E: Agora na posição de reitor, como lidar com as greves da comunidade acadêmica em crítica a uma política que não está propriamente nas mãos do reitor, mas com a qual ele tem que lidar?

RL: A relação tem sido muito dialógica e estreita no que diz respeito à preocupação com o comum. Quando os estudantes entram em greve demandando mudanças na política de assistência estudantil; os professores, melhorias na carreira; e os técnicos administrativos, o aperfeiçoamento de carreira, da organização do trabalho, ou por serem contra os cortes orçamentários, as relações são vistas, por parte da Diretoria, como um processo de apreço à universidade; entendemos como pautas construtivas, somos solidários a ela. A Reitoria tem sua própria institucionalidade, os movimentos têm sua própria forma de auto-organização. Deve haver uma separação nítida e precisa do movimento - que deve ser sempre autônomo – e da Reitoria, mas compreendendo que essas lutas fazem parte de um processo que produz uma convergência no sentido de que todos estamos preocupados com o futuro da universidade pública.

E: Diante desse quadro que vimos, como enfrentar esses problemas estruturais partindo do conceito de educação pública pelo qual você sempre lutou?

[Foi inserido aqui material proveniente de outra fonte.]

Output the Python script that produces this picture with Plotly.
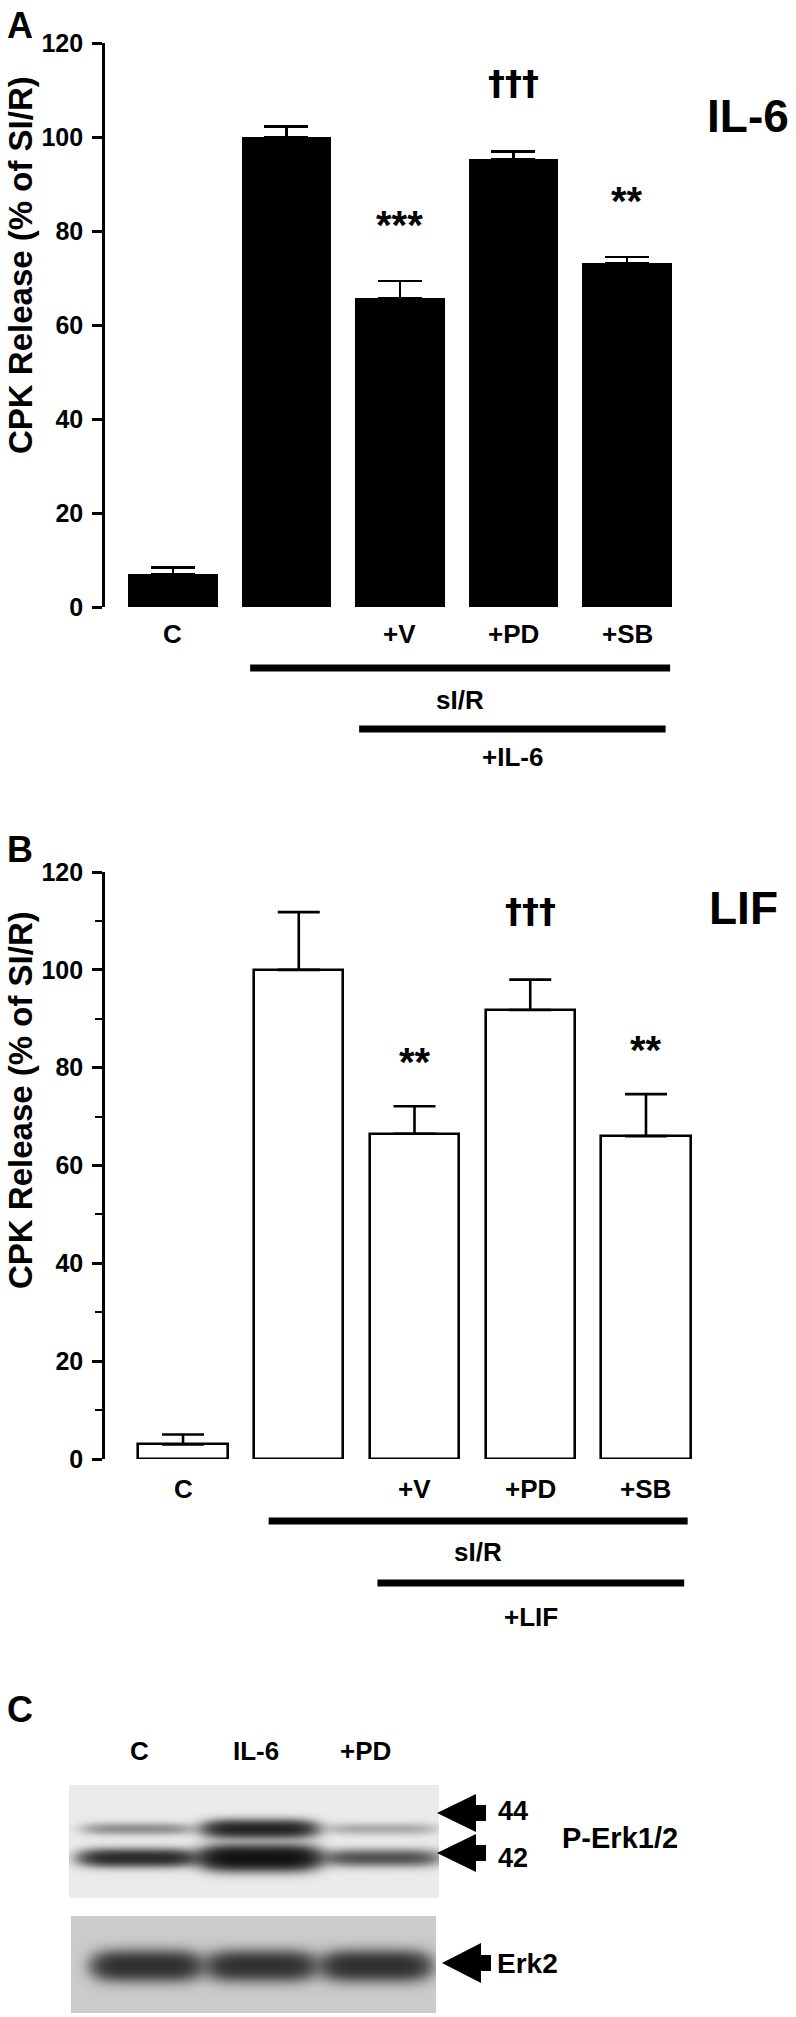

RL: Eu creio que devemos retomar a reflexão que Florestan Fernandes fez, ao final dos anos 1980, na qual destacou que o futuro da educação pública dependeria necessariamente de um amplo protagonismo social. Os setores dominantes do Brasil têm uma visão instrumental e restrita da educação, basicamente pensada como capital humano e um capital humano para um capitalismo dependente. Ou seja, para inserção da juventude em forma de trabalho simples. Daí a ideia de que é possível formar de maneira minimalista a população. A contratendência a esse processo depende de amplo engajamento de movimentos sociais, entidades acadêmicas, movimentos sindicais, setores que estão comprometidos historicamente com a questão da educação pública, de modo que seja possível ampliar o protagonismo social e pressionar para que a educação ocupe outro lugar nas prioridades do Estado brasileiro. Esse é o grande horizonte, a formulação de Florestan com a qual estou de total acordo.